= Anani ben Sason =

Jewish Talmudist of the 3rd century CE

Rabbi Anani ben Sason (Hebrew: רבי ענני בר ששון; also called 'Anani, 'Inani, and 'Inyani) was a Jewish Talmudist who lived in the Land of Israel in the third century (third generation of amoraim).

==Teachings==
He was a contemporary of Rabbi Ammi. He rarely discussed Halakhot, and his discussions of them were not original. Once he recited a Halakhah in the patriarch's mansion, without naming its author, which provoked Ammi to ask: "Is it his own? It is what Rabbi Eleazar had reported in the name of Rabbi Oshaiah".

In aggadah, he sometimes reported the sayings of others, but more often he was original. Thus, to explain the juxtaposition of the laws of sacrifice and priestly vestments, he argues that the priestly vestments were to provide atonement just as the sacrifices do.

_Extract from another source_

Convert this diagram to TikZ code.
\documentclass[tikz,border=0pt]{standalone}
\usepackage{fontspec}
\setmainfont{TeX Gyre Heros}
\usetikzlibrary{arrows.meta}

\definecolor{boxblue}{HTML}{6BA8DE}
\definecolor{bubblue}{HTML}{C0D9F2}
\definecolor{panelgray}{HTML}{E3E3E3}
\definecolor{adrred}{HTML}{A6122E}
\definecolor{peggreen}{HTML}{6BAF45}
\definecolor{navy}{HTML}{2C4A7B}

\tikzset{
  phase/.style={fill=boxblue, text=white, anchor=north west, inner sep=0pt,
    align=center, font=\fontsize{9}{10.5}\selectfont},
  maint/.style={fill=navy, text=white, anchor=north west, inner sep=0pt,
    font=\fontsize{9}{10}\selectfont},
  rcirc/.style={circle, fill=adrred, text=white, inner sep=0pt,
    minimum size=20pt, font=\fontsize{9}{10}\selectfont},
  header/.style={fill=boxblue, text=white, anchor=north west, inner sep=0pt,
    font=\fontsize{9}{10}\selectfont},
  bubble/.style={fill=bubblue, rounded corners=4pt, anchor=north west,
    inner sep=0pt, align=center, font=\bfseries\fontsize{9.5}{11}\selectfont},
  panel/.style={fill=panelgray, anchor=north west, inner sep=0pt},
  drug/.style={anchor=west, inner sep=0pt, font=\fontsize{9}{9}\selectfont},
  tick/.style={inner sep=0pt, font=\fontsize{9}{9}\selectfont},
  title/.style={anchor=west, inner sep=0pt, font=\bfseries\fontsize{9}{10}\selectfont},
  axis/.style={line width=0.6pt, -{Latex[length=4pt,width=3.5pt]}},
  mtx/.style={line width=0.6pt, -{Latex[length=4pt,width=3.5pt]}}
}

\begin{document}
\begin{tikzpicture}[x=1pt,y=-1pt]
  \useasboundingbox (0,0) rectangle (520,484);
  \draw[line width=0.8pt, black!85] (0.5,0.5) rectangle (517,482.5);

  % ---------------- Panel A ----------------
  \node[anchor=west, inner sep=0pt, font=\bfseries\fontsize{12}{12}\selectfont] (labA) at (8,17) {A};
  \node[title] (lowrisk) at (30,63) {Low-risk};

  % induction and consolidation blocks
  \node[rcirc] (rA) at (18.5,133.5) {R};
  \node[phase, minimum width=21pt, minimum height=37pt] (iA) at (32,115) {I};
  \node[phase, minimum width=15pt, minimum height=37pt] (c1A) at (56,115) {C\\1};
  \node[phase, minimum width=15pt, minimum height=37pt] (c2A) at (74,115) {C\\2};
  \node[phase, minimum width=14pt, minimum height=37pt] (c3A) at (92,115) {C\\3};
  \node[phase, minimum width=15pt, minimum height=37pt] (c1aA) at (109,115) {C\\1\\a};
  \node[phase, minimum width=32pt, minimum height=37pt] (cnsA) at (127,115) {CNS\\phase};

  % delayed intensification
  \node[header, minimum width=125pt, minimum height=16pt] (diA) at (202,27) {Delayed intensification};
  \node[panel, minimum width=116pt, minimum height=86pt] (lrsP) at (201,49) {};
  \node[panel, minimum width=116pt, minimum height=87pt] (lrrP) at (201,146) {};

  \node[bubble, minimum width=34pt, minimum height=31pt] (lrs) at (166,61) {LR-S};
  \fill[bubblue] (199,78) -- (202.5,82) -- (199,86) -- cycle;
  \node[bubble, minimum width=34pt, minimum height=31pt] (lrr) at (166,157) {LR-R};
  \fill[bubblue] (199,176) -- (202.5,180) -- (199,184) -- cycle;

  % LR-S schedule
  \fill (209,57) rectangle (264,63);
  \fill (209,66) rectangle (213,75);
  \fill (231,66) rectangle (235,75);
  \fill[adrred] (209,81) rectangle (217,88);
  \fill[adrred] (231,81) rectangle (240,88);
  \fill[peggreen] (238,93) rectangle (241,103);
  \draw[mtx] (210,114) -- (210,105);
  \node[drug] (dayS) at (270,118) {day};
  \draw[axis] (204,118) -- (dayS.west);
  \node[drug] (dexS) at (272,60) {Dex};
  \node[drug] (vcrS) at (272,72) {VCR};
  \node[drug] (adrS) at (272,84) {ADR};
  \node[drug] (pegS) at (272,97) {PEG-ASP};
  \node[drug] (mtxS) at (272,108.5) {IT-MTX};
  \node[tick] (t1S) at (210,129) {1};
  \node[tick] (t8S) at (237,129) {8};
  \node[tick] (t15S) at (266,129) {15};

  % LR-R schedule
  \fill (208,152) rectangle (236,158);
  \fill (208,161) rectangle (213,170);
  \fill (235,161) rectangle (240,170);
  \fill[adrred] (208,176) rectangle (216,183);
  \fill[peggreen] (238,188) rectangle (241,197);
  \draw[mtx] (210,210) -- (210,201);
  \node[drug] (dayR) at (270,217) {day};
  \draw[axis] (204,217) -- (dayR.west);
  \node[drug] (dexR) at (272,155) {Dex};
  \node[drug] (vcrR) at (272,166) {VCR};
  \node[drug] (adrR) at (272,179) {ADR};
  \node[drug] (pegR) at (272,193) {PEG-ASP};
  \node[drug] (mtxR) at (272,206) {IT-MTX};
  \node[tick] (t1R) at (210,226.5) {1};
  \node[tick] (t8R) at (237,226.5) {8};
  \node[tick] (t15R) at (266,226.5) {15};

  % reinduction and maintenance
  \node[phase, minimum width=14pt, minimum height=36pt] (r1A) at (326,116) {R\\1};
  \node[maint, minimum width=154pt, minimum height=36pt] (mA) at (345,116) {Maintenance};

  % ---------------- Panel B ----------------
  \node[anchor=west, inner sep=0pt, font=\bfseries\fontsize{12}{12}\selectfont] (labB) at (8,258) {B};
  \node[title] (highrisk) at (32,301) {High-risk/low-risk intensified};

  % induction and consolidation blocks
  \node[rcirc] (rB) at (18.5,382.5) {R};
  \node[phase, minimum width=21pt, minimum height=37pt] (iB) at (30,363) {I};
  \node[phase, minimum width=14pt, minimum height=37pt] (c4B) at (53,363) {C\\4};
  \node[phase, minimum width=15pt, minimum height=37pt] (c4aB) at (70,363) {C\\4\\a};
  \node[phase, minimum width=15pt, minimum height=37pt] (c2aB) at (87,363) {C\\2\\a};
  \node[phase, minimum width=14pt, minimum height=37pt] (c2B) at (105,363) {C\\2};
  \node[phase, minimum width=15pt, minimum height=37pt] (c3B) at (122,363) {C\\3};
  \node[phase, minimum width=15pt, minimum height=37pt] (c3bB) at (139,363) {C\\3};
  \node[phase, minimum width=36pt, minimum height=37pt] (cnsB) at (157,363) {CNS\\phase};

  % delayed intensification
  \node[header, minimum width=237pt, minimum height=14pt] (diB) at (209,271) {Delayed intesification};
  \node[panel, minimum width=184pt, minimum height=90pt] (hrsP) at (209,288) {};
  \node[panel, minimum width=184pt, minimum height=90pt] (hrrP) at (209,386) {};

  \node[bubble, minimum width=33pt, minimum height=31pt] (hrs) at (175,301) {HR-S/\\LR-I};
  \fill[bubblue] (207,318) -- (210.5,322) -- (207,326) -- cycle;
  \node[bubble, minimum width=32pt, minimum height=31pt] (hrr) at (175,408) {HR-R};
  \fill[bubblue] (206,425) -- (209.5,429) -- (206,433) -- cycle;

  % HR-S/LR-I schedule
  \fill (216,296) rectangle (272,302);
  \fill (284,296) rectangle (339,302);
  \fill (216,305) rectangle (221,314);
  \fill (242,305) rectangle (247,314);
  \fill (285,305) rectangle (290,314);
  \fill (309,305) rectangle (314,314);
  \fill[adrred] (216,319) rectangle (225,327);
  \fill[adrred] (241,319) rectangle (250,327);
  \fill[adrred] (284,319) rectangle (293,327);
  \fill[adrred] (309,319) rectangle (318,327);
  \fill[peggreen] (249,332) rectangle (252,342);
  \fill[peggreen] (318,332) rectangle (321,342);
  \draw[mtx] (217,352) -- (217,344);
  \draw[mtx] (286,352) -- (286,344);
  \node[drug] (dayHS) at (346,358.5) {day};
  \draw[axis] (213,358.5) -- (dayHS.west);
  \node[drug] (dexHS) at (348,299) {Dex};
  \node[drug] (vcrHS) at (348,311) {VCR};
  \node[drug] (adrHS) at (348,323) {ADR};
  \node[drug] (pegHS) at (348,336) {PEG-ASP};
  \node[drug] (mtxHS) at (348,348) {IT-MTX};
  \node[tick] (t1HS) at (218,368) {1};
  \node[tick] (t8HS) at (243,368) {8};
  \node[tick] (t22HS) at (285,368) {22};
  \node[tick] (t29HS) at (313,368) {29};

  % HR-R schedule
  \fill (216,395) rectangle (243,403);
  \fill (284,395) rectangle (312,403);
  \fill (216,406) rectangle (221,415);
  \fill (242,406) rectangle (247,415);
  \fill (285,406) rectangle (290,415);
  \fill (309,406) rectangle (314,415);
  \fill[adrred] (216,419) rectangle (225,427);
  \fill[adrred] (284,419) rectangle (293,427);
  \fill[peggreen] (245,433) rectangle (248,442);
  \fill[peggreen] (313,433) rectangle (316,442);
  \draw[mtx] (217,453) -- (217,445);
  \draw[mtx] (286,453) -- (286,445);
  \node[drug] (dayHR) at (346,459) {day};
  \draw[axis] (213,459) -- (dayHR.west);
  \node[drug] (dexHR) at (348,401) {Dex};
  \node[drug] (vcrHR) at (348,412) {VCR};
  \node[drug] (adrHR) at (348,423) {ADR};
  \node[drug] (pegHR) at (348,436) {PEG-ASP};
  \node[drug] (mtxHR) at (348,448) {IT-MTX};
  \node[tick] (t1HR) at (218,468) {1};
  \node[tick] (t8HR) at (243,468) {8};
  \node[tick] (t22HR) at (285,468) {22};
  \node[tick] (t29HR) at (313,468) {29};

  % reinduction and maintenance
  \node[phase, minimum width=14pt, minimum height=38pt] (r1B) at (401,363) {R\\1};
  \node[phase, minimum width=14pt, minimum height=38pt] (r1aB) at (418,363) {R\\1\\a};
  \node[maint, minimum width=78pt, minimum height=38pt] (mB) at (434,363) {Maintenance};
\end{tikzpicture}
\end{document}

He represents the miter as atoning for haughtiness, and cites R. Chanina as saying, "That which rests highest on the priest atones for one's considering himself high"; and similarly with the rest of the priestly garments.

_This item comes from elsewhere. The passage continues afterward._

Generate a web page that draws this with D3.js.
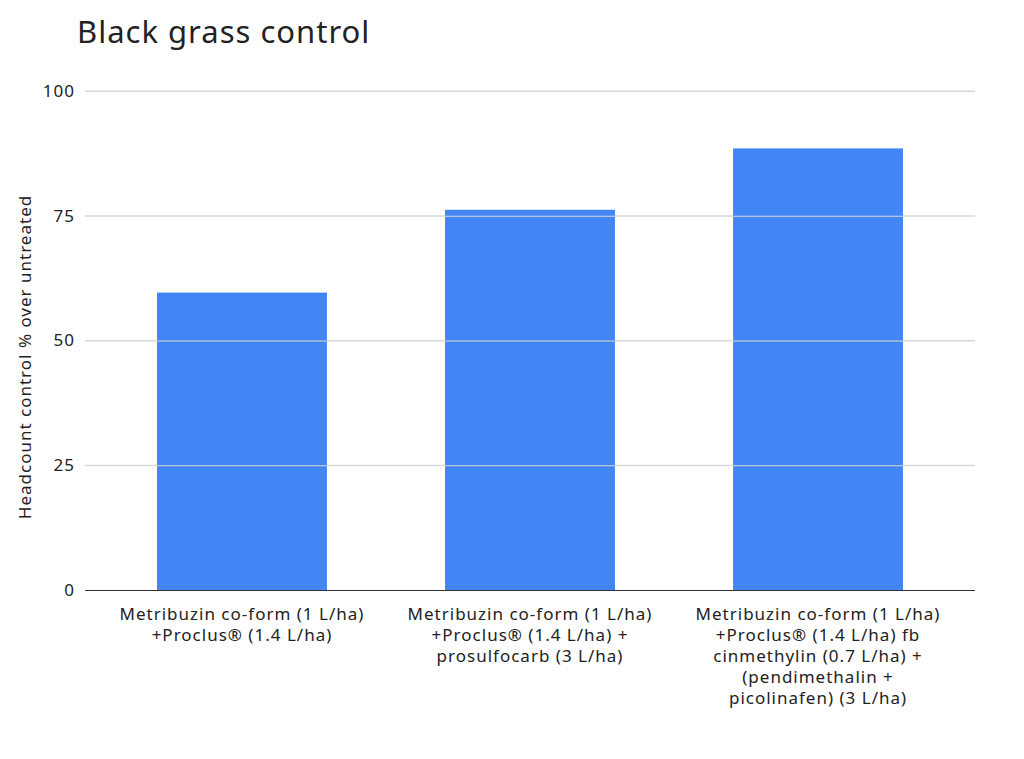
<!DOCTYPE html>
<html><head><meta charset="utf-8">
<script src="https://cdn.jsdelivr.net/npm/d3@7"></script>
<style>body{margin:0;background:#fff;font-family:"Noto Sans",sans-serif;} text{letter-spacing:1px;}</style>
</head><body>
<svg id="chart" width="1024" height="759"></svg>
<script>
var categories = [
  ["Metribuzin co-form (1 L/ha)", "+Proclus\u00ae (1.4 L/ha)"],
  ["Metribuzin co-form (1 L/ha)", "+Proclus\u00ae (1.4 L/ha) +", "prosulfocarb (3 L/ha)"],
  ["Metribuzin co-form (1 L/ha)", "+Proclus\u00ae (1.4 L/ha) fb", "cinmethylin (0.7 L/ha) +", "(pendimethalin +", "picolinafen) (3 L/ha)"]
];
var values = [59.6, 76.2, 88.5];
var yTicks = [0, 25, 50, 75, 100];

var svg = d3.select('#chart');
var mLeft = 85, mRight = 975, mTop = 91, mBottom = 590;

var x = d3.scaleBand().domain(d3.range(values.length)).range([mLeft, mRight]).paddingInner(0.41).paddingOuter(0.25);
var y = d3.scaleLinear().domain([0, 100]).range([mBottom, mTop]);

svg.append('text').attr('x', 77).attr('y', 43).attr('font-size', 31).attr('fill', '#222')
  .text('Black grass control');

// gridlines + tick labels
var yAxis = svg.append('g').attr('transform', 'translate(' + mLeft + ',0)')
  .call(d3.axisLeft(y).tickValues(yTicks).tickSize(-(mRight - mLeft)).tickPadding(10));
yAxis.select('.domain').remove();
yAxis.selectAll('.tick line').attr('stroke', function(d) { return d === 0 ? '#333' : '#d9d9d9'; });
yAxis.selectAll('.tick text').attr('font-size', 17).attr('fill', '#222').attr('font-family', '"Noto Sans",sans-serif');

svg.selectAll('rect.bar').data(values).enter().append('rect').attr('class', 'bar')
  .attr('x', function(d, i) { return x(i); })
  .attr('width', x.bandwidth())
  .attr('y', function(d) { return y(d); })
  .attr('height', function(d) { return mBottom - y(d); })
  .attr('fill', '#4285f4');
// baseline above bars, gridlines below
yAxis.raise();
yAxis.selectAll('.tick').filter(function(d) { return d !== 0; }).select('line').attr('stroke', '#d9d9d9');
svg.insert('g', 'rect').selectAll('line').data(yTicks.filter(function(d) { return d; })).enter().append('line')
  .attr('x1', mLeft).attr('x2', mRight).attr('y1', y).attr('y2', y).attr('stroke', '#d9d9d9');

svg.selectAll('text.cat').data(categories).enter().append('text').attr('class', 'cat')
  .attr('text-anchor', 'middle').attr('font-size', 17).attr('fill', '#222')
  .each(function(lines, i) {
    var t = d3.select(this);
    lines.forEach(function(l, j) {
      t.append('tspan').attr('x', x(i) + x.bandwidth() / 2).attr('y', 620 + j * 21).text(l);
    });
  });

svg.append('text').attr('transform', 'translate(31,357) rotate(-90)')
  .attr('text-anchor', 'middle').attr('font-size', 17).attr('fill', '#222')
  .text('Headcount control % over untreated');
</script>
</body></html>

Referring to God's appearance in the burning bush he remarks, "The Holy One—blessed be He!—said to Moses, 'When I will it, one of my angels stretches forth his hand from heaven and reaches to the ground,' as Scripture says, 'He put forth the form of a hand, and took me by a lock of my head'; and when it so pleases me, I make three angels sit under one tree; when I choose, my glory fills the universe, as it is written, 'Do I not fill heaven and earth? says the Lord'; and when I so willed, I spoke to Job in a whirlwind, as it is said "The Lord answered Job out of the whirlwind"".

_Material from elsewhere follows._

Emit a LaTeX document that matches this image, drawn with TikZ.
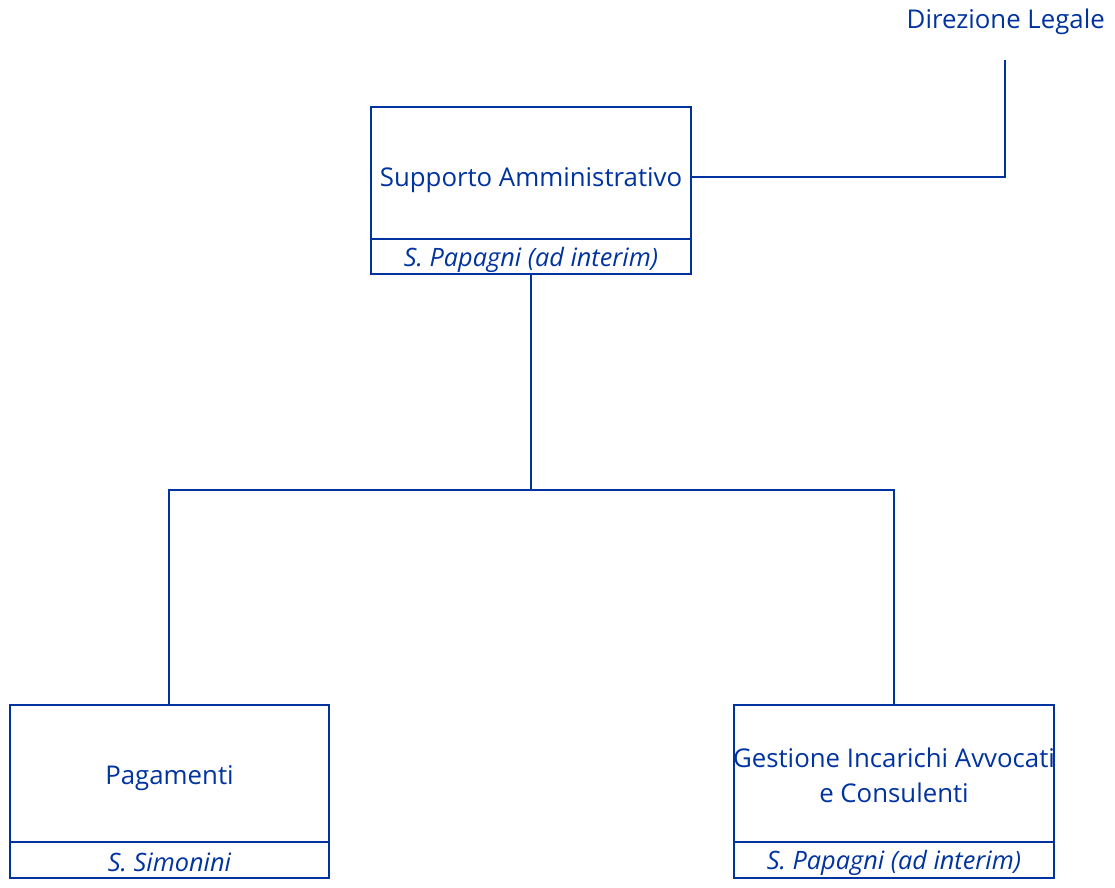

The same idea, though in different form, is found elsewhere in the name of R. Chanina b. Issi (Sissi). As the name of the subject of this article is sometimes written 'Inani and also 'Inyani—which forms are dialectic variations of Chanina, though with the initial aleph instead of ayin—the circumstance probably suggested the identity of the two names. But this identification meets with insuperable chronological difficulties, Chanina b. Sissi being a contemporary of Johanan, while 'Anani was younger even than Johanan's pupils.

Isaac Reichlin aptly suggests that Anani's real name was Ananiel, as it is still preserved in Exodus Rabbah 3:7, and that its apocopated form was adopted to avoid the mention of the name "El" (God) in common speech.